The Collector



Withdrawn, uneducated and unloved, Frederick collects butterflies and takes photographs. He is obsessed with a beautiful stranger, the art student Miranda. When he wins the pools he buys a remote Sussex house and calmly abducts Miranda, believing she will grow to love him in time. Alone and desperate, Miranda must struggle to overcome her own prejudices and contempt if she is understand her captor, and so gain her freedom.  (Summary and book cover courtesy of


This is a book that I will rate highly, but I’m actually not sure if I recommend it.  I actually read this about 12 years ago and I STILL think about it.  I still have nightmares about it.  (You have been warned!)  The little kid in me would rank this a 1 star: I don’t like scary movies/books.  My intellectual side gives this a solid 5 stars: there are not many books I remember with such vivid detail so many years later.  Or has so many lingering questions I still wonder about years later.

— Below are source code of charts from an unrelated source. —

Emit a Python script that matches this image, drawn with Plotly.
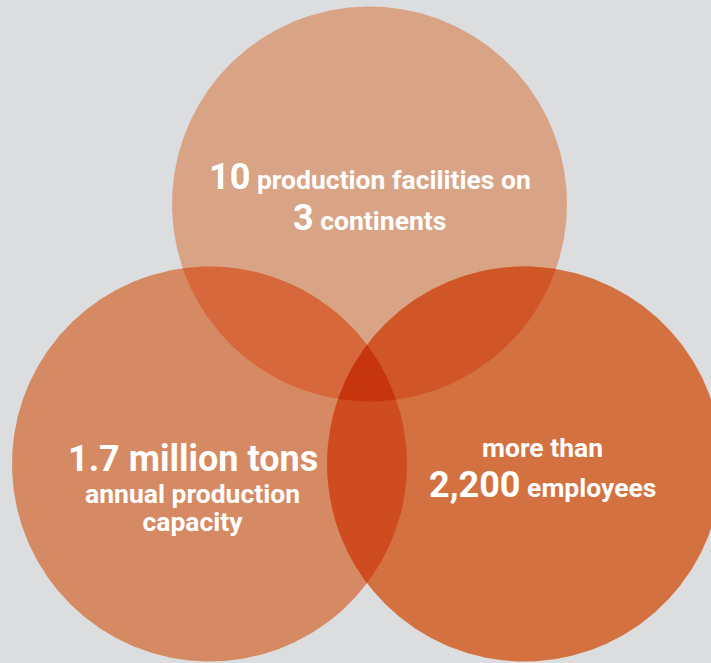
import numpy as np
import plotly.graph_objects as go

# ---- data ----
circle_names = ["top", "left", "right"]
region_colors = {
    "top": "#d9a485",
    "left": "#d58a63",
    "right": "#d47140",
    "top+left": "#d6683c",
    "top+right": "#d05627",
    "left+right": "#cf4b20",
    "top+left+right": "#c7350f",
}
# text per circle: list of text blocks, each block a list of (big part, small part) lines
top_lines = [[("10", " production facilities on")], [("3", " continents")]]
left_lines = [[("1.7 million tons", "")], [("", "annual production"), ("", "capacity")]]
right_lines = [[("", "more than")], [("2,200", " employees")]]

# ---- layout geometry (pixel-like axes) ----
W, H = 711, 663
R = 197.5
centers = {"top": (369.5, 204.0), "left": (209.5, 464.0), "right": (524.5, 464.0)}

BG = "#dcdddf"
BIG = 36
SMALL = 26.5
FONT = "Roboto"


def region_polygon(names, n=900):
    cs = [np.array(centers[k]) for k in names]
    p = np.mean(cs, axis=0)
    th = np.linspace(0, 2 * np.pi, n)
    u = np.stack([np.cos(th), np.sin(th)], axis=1)
    rs = []
    for c in cs:
        d = p - c
        b = u @ d
        cc = d @ d - R * R
        rs.append(-b + np.sqrt(b * b - cc))
    r = np.min(np.stack(rs), axis=0)
    pts = p + u * r[:, None]
    return pts[:, 0], pts[:, 1]


fig = go.Figure()
for key in ["top", "left", "right", "top+left", "top+right", "left+right", "top+left+right"]:
    xs, ys = region_polygon(key.split("+"))
    fig.add_trace(go.Scatter(x=xs, y=ys, mode="lines", fill="toself",
                             fillcolor=region_colors[key], line=dict(width=0, color=region_colors[key]),
                             hoverinfo="skip", showlegend=False))


def fmt(big, small):
    s = ""
    if big:
        s += f"<span style='font-size:{BIG}px'>{big}</span>"
    if small:
        s += f"<span style='font-size:{SMALL}px'>{small}</span>"
    return s


block_pos = {
    "top": [(369.5, 177), (369.5, 218)],
    "left": [(192.5, 459), (192.5, 507)],
    "right": [(542.5, 447), (542.5, 485)],
}
for name, blocks in zip(circle_names, [top_lines, left_lines, right_lines]):
    for block, (x, y) in zip(blocks, block_pos[name]):
        text = "<br>".join(fmt(b, s) for b, s in block)
        fig.add_annotation(x=x, y=y, xref="x", yref="y", text=text,
                           showarrow=False, xanchor="center", yanchor="middle", align="center",
                           font=dict(family=FONT, color="white", size=21.5, weight="bold"))

fig.update_layout(
    width=W, height=H, margin=dict(l=0, r=0, t=0, b=0),
    paper_bgcolor=BG, plot_bgcolor=BG,
    xaxis=dict(range=[0, W], visible=False, fixedrange=True),
    yaxis=dict(range=[H, 0], visible=False, fixedrange=True),
)
fig.write_html("out.html", config={"displayModeBar": False},
               post_script="document.body.style.margin='0';document.body.style.overflow='hidden';")
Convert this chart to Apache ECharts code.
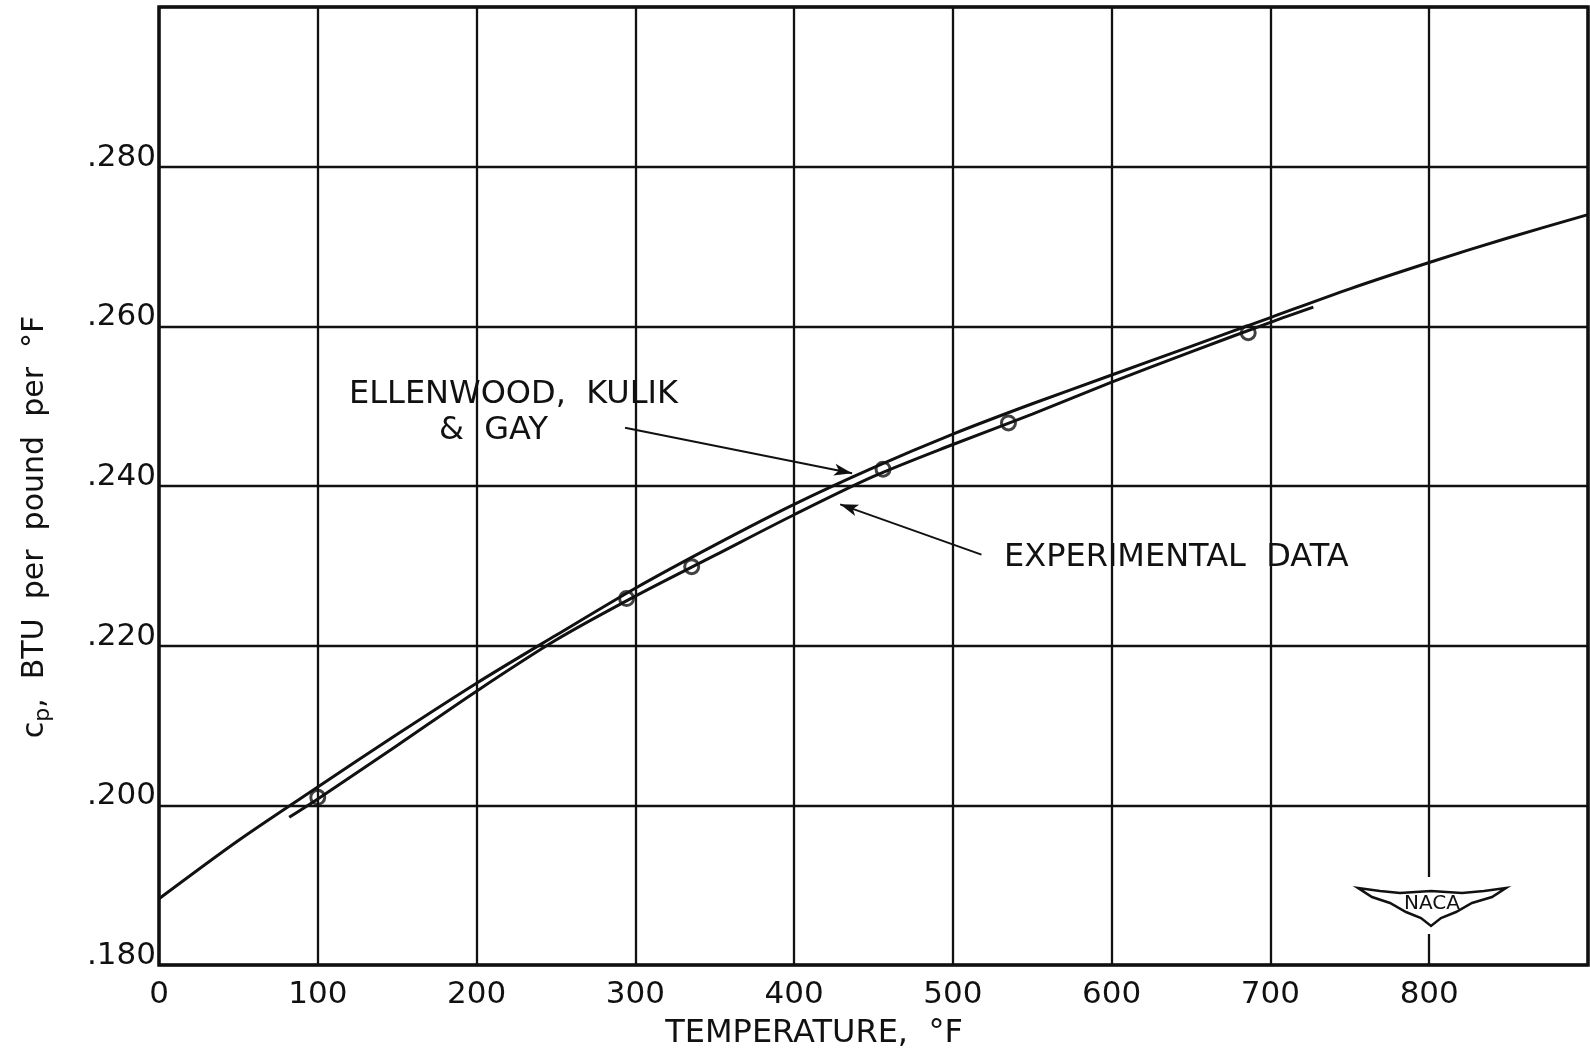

This book weaves first person points of views between the male collector and the victim, Miranda.  What makes the book so creepy are the building logical conclusions Frederick makes.  This is not a man of passion, he is calm and calculating.  Just when you wonder how there could be such depravity, Fowles provides simplistic logical justifications for Frederick (assuming a lack of empathy or compassion).  I found myself wanting to throw the book away just as I compulsively neglected food and sleep in order to find out what happens.

Rating: 5 stars!

Who should read it?  People who can handle an extremely creepy psychological thriller.